Some medicines may affect the way others work. Ask what to do when using Nitronox with other medicines.

Your doctor may have more information on medicines to avoid while using Nitronox.

If you have not told your doctor about any of the above, tell them before you start using Nitronox.

How to use Nitronox

Nitronox should only be used under the supervision of your doctor or dentist.

How much to use and how to use it

The amount of Nitronox given to you will be decided by your doctor or dentist. It is usually given to you by breathing it through a mask.

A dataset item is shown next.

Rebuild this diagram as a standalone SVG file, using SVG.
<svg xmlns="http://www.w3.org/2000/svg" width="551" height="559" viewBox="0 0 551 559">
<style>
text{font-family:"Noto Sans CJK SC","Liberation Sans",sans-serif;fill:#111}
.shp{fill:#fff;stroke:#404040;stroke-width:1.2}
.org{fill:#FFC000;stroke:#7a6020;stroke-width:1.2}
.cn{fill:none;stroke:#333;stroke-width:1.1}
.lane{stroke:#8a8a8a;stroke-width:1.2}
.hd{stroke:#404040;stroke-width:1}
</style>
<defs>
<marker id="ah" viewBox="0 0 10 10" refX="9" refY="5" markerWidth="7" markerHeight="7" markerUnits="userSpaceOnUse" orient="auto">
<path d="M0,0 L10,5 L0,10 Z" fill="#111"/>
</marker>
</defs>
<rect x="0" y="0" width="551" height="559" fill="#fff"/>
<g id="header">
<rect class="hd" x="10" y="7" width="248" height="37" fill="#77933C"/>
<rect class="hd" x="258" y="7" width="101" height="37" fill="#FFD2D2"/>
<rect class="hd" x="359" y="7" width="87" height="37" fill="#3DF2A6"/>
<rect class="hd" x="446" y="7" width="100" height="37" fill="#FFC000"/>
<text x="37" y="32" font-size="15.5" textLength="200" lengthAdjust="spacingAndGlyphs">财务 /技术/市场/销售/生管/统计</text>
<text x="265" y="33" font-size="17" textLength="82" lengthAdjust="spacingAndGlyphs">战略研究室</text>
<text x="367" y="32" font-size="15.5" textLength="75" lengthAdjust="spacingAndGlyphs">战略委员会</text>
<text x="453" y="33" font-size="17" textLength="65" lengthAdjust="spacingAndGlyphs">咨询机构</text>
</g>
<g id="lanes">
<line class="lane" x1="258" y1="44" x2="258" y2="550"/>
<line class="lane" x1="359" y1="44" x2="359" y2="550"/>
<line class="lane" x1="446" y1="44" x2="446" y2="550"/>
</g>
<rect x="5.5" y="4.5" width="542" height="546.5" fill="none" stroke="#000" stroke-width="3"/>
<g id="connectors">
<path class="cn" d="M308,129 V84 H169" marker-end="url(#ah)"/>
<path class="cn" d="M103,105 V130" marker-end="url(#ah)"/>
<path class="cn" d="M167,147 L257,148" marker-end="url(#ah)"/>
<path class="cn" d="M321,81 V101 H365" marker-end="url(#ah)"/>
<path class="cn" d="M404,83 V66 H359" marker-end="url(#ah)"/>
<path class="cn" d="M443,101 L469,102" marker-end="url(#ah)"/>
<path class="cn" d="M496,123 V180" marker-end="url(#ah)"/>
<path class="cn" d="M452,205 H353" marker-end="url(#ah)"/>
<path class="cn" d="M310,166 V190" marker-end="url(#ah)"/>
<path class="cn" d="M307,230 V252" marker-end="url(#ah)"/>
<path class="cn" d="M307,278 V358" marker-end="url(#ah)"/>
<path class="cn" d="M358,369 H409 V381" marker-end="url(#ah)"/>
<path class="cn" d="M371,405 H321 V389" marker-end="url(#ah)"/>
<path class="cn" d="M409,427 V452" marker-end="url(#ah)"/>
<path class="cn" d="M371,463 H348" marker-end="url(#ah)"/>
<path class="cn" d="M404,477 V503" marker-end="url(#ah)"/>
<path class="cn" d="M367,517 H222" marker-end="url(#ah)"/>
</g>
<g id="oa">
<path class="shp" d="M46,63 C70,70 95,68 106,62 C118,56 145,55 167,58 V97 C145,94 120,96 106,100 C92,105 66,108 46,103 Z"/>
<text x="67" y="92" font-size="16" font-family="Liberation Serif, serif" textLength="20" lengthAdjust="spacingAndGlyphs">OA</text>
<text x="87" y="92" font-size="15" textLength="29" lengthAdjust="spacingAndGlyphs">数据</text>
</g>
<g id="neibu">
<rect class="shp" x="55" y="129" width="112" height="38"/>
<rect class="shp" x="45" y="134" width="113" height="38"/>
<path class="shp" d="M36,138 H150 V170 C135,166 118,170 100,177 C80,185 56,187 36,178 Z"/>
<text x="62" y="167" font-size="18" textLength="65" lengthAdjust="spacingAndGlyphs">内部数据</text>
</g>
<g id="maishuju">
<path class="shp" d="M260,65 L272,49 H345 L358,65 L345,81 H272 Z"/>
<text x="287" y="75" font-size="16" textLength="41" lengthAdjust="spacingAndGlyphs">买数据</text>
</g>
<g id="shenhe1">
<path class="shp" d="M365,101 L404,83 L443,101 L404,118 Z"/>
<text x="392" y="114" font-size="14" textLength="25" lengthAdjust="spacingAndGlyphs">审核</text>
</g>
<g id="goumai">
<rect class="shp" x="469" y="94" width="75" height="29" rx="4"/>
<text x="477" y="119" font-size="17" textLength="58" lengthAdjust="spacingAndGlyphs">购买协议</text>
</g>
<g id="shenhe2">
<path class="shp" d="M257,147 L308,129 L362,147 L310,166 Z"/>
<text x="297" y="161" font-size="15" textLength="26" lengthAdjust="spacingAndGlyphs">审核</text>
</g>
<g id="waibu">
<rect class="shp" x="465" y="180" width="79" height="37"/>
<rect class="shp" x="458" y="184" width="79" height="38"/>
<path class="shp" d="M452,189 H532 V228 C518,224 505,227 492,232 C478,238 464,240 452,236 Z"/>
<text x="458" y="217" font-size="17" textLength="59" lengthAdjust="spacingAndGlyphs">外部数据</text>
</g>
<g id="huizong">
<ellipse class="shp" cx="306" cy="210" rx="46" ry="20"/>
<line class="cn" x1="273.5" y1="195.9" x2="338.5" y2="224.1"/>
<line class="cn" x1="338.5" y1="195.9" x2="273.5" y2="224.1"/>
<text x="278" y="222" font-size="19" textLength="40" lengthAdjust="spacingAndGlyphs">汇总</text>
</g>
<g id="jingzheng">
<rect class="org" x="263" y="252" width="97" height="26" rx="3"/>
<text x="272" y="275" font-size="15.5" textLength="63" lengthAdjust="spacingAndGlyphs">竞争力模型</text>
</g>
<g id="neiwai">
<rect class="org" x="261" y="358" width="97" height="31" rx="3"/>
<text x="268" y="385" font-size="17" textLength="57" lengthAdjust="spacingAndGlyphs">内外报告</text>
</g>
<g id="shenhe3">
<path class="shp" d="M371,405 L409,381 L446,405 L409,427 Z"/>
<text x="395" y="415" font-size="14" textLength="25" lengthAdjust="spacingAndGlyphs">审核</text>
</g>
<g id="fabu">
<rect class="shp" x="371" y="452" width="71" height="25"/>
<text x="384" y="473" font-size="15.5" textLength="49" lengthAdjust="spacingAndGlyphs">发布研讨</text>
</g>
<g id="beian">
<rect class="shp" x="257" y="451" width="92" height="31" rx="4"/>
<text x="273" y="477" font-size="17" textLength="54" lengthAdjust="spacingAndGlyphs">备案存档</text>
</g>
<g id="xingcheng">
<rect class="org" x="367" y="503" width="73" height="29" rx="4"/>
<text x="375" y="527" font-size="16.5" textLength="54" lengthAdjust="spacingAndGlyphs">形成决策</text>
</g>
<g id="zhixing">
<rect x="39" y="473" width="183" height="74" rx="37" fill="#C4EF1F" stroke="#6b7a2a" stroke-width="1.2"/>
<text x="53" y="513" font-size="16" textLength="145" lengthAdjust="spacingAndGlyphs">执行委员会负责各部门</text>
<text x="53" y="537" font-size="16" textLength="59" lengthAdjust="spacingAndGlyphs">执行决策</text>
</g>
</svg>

Follow all directions given to you by your doctor or dentist carefully.

These directions may differ from the information contained in this leaflet.

If you do not understand the instructions, ask your doctor for help.

How long to use it

Your doctor will decide for how long you need to use Nitronox.

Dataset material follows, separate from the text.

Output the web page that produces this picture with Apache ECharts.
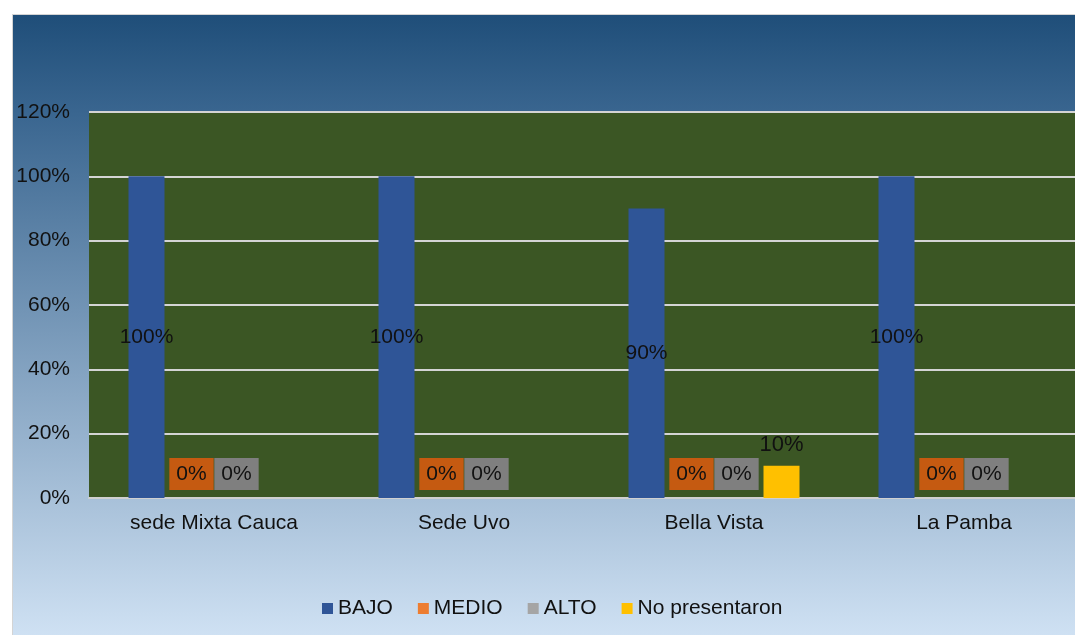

If you use too much (overdose)

As Nitronox is most likely to be given to you in hospital under the direction of your doctor, it is very unlikely you will receive an overdose.

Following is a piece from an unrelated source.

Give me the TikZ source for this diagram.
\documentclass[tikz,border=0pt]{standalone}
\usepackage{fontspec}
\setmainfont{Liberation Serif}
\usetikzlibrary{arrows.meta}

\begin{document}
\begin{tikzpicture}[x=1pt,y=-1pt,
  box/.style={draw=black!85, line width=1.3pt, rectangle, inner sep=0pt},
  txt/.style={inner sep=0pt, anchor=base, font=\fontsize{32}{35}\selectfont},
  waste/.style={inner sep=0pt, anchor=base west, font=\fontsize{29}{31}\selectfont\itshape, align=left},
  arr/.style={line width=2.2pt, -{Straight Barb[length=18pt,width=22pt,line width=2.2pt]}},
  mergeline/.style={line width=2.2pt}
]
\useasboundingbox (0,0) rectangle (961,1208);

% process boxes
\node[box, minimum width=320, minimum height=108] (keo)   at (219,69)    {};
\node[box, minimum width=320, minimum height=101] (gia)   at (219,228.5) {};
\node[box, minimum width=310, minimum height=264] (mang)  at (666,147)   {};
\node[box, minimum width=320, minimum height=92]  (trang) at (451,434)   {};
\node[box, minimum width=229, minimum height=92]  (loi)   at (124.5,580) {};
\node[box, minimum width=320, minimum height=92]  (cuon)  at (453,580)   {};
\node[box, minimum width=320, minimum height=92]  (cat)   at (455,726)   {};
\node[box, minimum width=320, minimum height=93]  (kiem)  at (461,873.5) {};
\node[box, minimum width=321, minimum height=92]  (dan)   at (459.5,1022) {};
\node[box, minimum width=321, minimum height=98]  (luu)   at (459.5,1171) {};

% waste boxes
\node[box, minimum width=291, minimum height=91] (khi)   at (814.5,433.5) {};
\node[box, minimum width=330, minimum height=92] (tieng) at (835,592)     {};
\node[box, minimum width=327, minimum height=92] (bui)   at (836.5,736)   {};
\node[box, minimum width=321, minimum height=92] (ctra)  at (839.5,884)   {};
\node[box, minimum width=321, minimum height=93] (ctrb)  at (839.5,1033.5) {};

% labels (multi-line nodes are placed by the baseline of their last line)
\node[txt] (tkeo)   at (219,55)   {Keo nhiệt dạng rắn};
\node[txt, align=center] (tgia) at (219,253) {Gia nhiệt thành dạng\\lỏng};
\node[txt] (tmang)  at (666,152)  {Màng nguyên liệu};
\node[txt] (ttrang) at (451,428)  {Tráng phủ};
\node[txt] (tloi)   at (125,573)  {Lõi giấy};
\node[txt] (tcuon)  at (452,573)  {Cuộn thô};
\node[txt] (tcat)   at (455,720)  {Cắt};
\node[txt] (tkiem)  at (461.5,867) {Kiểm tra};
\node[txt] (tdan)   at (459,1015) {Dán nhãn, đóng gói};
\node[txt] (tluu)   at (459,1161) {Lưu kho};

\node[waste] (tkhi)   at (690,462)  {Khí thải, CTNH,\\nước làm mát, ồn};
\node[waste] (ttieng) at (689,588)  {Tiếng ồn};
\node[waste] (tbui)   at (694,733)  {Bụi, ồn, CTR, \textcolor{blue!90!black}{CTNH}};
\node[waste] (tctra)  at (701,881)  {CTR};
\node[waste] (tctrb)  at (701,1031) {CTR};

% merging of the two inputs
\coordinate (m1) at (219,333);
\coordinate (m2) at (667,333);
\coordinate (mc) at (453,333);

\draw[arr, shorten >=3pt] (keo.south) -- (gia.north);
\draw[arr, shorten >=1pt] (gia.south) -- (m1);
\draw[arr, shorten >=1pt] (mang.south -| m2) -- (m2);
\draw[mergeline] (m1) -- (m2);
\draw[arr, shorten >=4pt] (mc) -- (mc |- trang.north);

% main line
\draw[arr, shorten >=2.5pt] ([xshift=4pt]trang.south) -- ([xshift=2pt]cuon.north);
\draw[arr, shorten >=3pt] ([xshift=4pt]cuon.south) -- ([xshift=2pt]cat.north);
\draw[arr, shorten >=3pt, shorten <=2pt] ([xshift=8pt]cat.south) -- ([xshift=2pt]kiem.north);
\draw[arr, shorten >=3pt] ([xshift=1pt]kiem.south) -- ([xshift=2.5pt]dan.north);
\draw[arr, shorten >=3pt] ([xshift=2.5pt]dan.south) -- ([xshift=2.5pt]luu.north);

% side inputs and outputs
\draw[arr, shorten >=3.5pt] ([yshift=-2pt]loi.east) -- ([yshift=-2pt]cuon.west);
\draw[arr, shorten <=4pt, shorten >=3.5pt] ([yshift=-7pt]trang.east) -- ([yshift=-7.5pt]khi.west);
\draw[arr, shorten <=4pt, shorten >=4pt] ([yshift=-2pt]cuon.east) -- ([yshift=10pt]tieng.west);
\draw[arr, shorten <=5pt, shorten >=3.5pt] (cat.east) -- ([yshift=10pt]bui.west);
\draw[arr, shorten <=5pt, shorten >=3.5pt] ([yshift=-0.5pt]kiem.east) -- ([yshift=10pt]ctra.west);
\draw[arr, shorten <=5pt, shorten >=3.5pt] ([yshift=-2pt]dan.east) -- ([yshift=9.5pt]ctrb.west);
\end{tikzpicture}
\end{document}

However, if this happened, quick action can be taken to maintain your breathing.

If you have any questions then ask your doctor.

After you have used Nitronox

Things you must not do

Following analgesia:
Ask your doctor or dentist when it is safe for you to drive, operate machinery or perform activities following the use of Nitronox.

Side effects

Tell your doctor or dentist as soon as possible if you do not feel well while you are using Nitronox.

Nitronox may have unwanted side effects in some people. All medicines can have side effects. Sometimes they are serious, most of the time they are not. You may need medical treatment if you get some of the side effects.

Ask your doctor any questions you may have.

Rare cases of respiratory depression in newborns have been observed, when using nitrous oxide close to delivery, newborns should be supervised for possible side effects.

Tell your doctor or dentist if you notice any of the following and they worry you:

  • Nausea, vomiting
  • Headache, dizziness, drowsiness

These side effects are usually mild.

Tell your doctor or dentist immediately if you notice any of the following:

  • Confusion, excitation and depression of the central nervous system
  • Breathing problems
  • Anxiety, agitation, disorientation, hallucination
  • Heart problems
  • Pins and needles, changes in sensation
  • Blood disorders
  • Seizures
  • Abdominal pain, bloating
  • Addiction
  • impaired vision
  • Ear pain
  • Vitamin B12 deficiency

These are serious side effects.

You may need urgent medical attention. Serious side effects are rare. Other side effects may occur as a result of your operation or other medications and anaesthetics received so check with your doctor or dentist if you have any concerns.

If any of the above occur, tell your doctor or dentist immediately or go to casualty at your nearest hospital.

Other side effects not listed above may also occur in some patients.

Tell your doctor or dentist if you notice anything else that is making you feel unwell.

Ask your doctor or dentist if you don’t understand anything in this list.

Do not be alarmed by this list of possible side effects. You may not experience any of them.

After using Nitronox


Nitronox is stored at ambient temperature in cylinders by your doctor or hospital under specific instructions.


All cylinders are the property of the manufacturer as indicated on the label. All cylinders are returnable to the manufacturer

Product Description

What it looks like

Nitrous oxide is a sweet smelling, colourless, non-irritating gas. Oxygen is a colourless, odourless gas. Nitronox supplied in a cylinder with a white body and a ultramarine shoulder.

Single cylinders are available in Cylinder sizes C (0.5 m3), D (1.7 m3), E (4.3 m3) and G (8.8 m3).


Active Ingredient
Nitrous oxide- 50%
Oxygen – 50%


Air Liquide Healthcare Pty Ltd
Level 4, Suite 4
247 Coward Street
Mascot, NSW 2020

Australian Registration Number

AUST R 32752

This leaflet was prepared on November 2022.